Saya memicingkan mata ketika menyaksikan titik-titik hitam berbaris di kejauhan. Kawanan wildebeest sedang bermigrasi membentuk barisan panjang tak berujung!
Ada yang unik dalam tatanan kehidupan suku Hadza, khususnya perempuan. Sejak usia kandungan tujuh bulan, ia harus tinggal dalam batang pohon besar yang bisa digunakan sebagai tempat tinggal sambil menunggu kelahiran. Menurut adat, tujuannya untuk melindungi si ibu hamil dari hujan dan panas serta serangan binatang liar.
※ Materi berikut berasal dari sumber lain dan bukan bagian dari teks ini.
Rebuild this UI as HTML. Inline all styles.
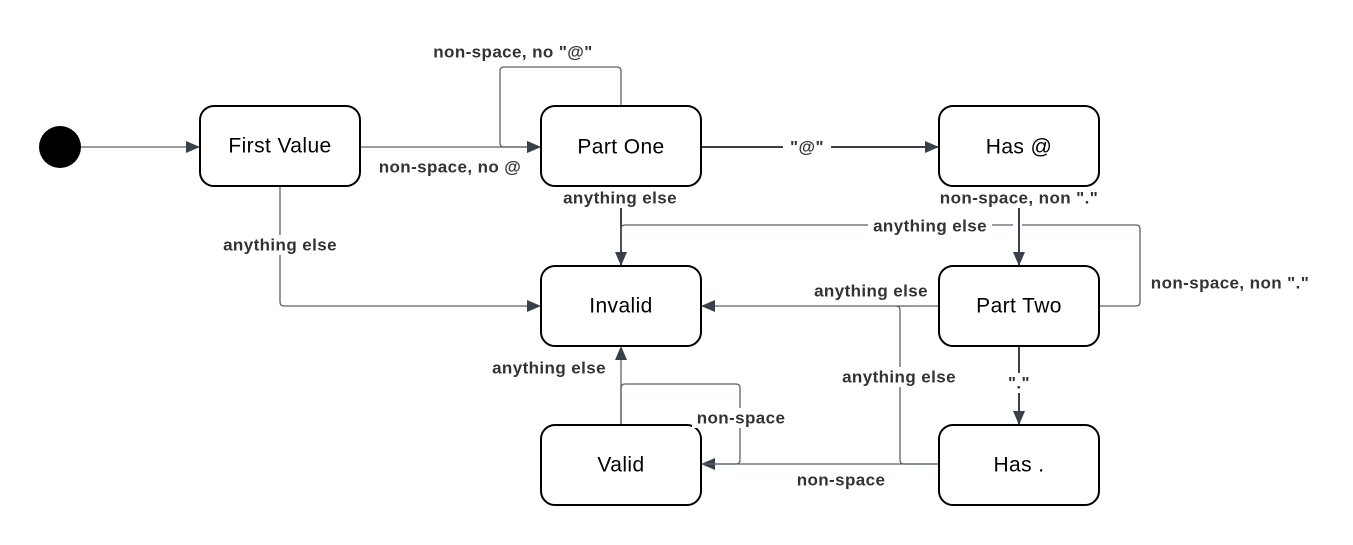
<!DOCTYPE html>
<html><head><meta charset="utf-8"><style>
html,body{margin:0;padding:0;background:#fff;}
svg{display:block;}
.n{fill:#fff;stroke:#000;stroke-width:2;}
.t{font-family:"Liberation Sans",sans-serif;font-size:21px;letter-spacing:0.4px;fill:#000;text-anchor:middle;dominant-baseline:central;}
.l{font-family:"Liberation Sans",sans-serif;font-size:17px;letter-spacing:0.4px;font-weight:bold;fill:#333;text-anchor:middle;dominant-baseline:central;}
.e{fill:none;stroke:#5b616b;stroke-width:1.3;}
.d{fill:none;stroke:#3a404a;stroke-width:2;}
</style></head><body>
<svg width="1353" height="545" viewBox="0 0 1353 545">
<defs><marker id="a" markerWidth="14" markerHeight="12" refX="13" refY="6" orient="auto" markerUnits="userSpaceOnUse"><path d="M0,0 L14,6 L0,12 z" fill="#3a404a"/></marker></defs>
<circle cx="60" cy="147" r="21" fill="#000"/>
<path class="e" d="M81,147 H199" marker-end="url(#a)"/>
<path class="e" d="M360,147 H540" marker-end="url(#a)"/>
<path class="e" d="M621,106 V71 Q621,67 617,67 H504 Q500,67 500,71 V143 Q500,147 504,147 H540" marker-end="url(#a)"/>
<path class="d" d="M701,147 H938" marker-end="url(#a)"/>
<path class="d" d="M621,208 V265" marker-end="url(#a)"/>
<path class="e" d="M1013,225 H625 Q621,225 621,229 V250"/>
<path class="d" d="M1019,208 V265" marker-end="url(#a)"/>
<path class="e" d="M1099,306 H1136 Q1140,306 1140,302 V229 Q1140,225 1136,225 H1022"/>
<path class="e" d="M939,306 H702" marker-end="url(#a)"/>
<path class="e" d="M939,464 H904 Q900,464 900,460 V310 Q900,306 896,306"/>
<path class="d" d="M1019,346 V424" marker-end="url(#a)"/>
<path class="e" d="M939,464 H702" marker-end="url(#a)"/>
<path class="e" d="M621,425 V388 Q621,384 625,384 H736 Q740,384 740,388 V460 Q740,464 736,464 H702"/>
<path class="e" d="M621,425 V347" marker-end="url(#a)"/>
<path class="e" d="M280,186 V302 Q280,306 284,306 H540" marker-end="url(#a)"/>
<rect class="n" x="200" y="106" width="160" height="80" rx="14"/>
<rect class="n" x="541" y="106" width="160" height="80" rx="14"/>
<rect class="n" x="939" y="106" width="160" height="80" rx="14"/>
<rect class="n" x="541" y="266" width="160" height="80" rx="14"/>
<rect class="n" x="939" y="266" width="160" height="80" rx="14"/>
<rect class="n" x="541" y="425" width="160" height="80" rx="14"/>
<rect class="n" x="939" y="425" width="160" height="80" rx="14"/>
<text class="t" x="280" y="146">First Value</text>
<text class="t" x="621" y="147">Part One</text>
<text class="t" x="1019" y="147">Has @</text>
<text class="t" x="621" y="306">Invalid</text>
<text class="t" x="1019" y="306">Part Two</text>
<text class="t" x="621" y="465">Valid</text>
<text class="t" x="1019" y="465">Has .</text>
<g>
<rect x="452" y="42" width="124" height="20" fill="#fff"/><text class="l" x="513" y="52">non-space, no "@"</text>
<text class="l" x="450" y="167">non-space, no @</text>
<rect x="783" y="137" width="48" height="20" fill="#fff"/><text class="l" x="807" y="147">"@"</text>
<text class="l" x="620" y="198">anything else</text>
<text class="l" x="1019" y="198">non-space, non "."</text>
<rect x="868" y="216" width="124" height="20" fill="#fff"/><text class="l" x="930" y="226">anything else</text>
<text class="l" x="1230" y="283">non-space, non "."</text>
<text class="l" x="871" y="291">anything else</text>
<rect x="838" y="367" width="124" height="20" fill="#fff"/><text class="l" x="899" y="377">anything else</text>
<rect x="1008" y="373" width="22" height="20" fill="#fff"/><text class="l" x="1019" y="383">"."</text>
<text class="l" x="841" y="480">non-space</text>
<rect x="692" y="408" width="98" height="20" fill="#fff"/><text class="l" x="741" y="418">non-space</text>
<text class="l" x="549" y="368">anything else</text>
<rect x="218" y="235" width="124" height="20" fill="#fff"/><text class="l" x="280" y="245">anything else</text>
</g>
</svg>
</body></html>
Lelaki suku Hadza sangat piawai berburu dengan membuat panah sendiri. Selain itu, para lelaki juga sangat pandai mengenali jenis tumbuhan, baik tanaman beracun maupun tanaman obat dan makanan. Mereka mengenalinya lewat kemampuan dalam mengenali rasa dan aroma. Selain konsumsi daging hasil berburu, mereka juga menyantap umbi-umbian dan tanaman hutan sebagai makanan pokok. Danau Eyasi, tidak jauh dari perkampungan suku Hadza, memiliki kandungan mineral tinggi. Pemandangan yang sungguh menakjubkan ketika kami menyusuri tepiannya sembari menyaksikan ribuan flamingo menjelang senja. Saya sungguh menikmati setiap ayunan kaki ketika mendaki bukit, melintas sungai, menjamahi perkampungan, dan menikmati indahnya taman nasional dari ketinggian Tanzania. Bunga-bunga liar yang bermunculan di sepanjang jalan setapak, membuat kami lupa bahwa kami telah berjalan sembilan jam.
Kami membuka tenda di kawasan Ngorongoro. Lantaran beratapkan taburan berjuta-juta bintang, kami bertahan untuk tetap terjaga menikmati kerlip langit yang sayang untuk dilewatkan.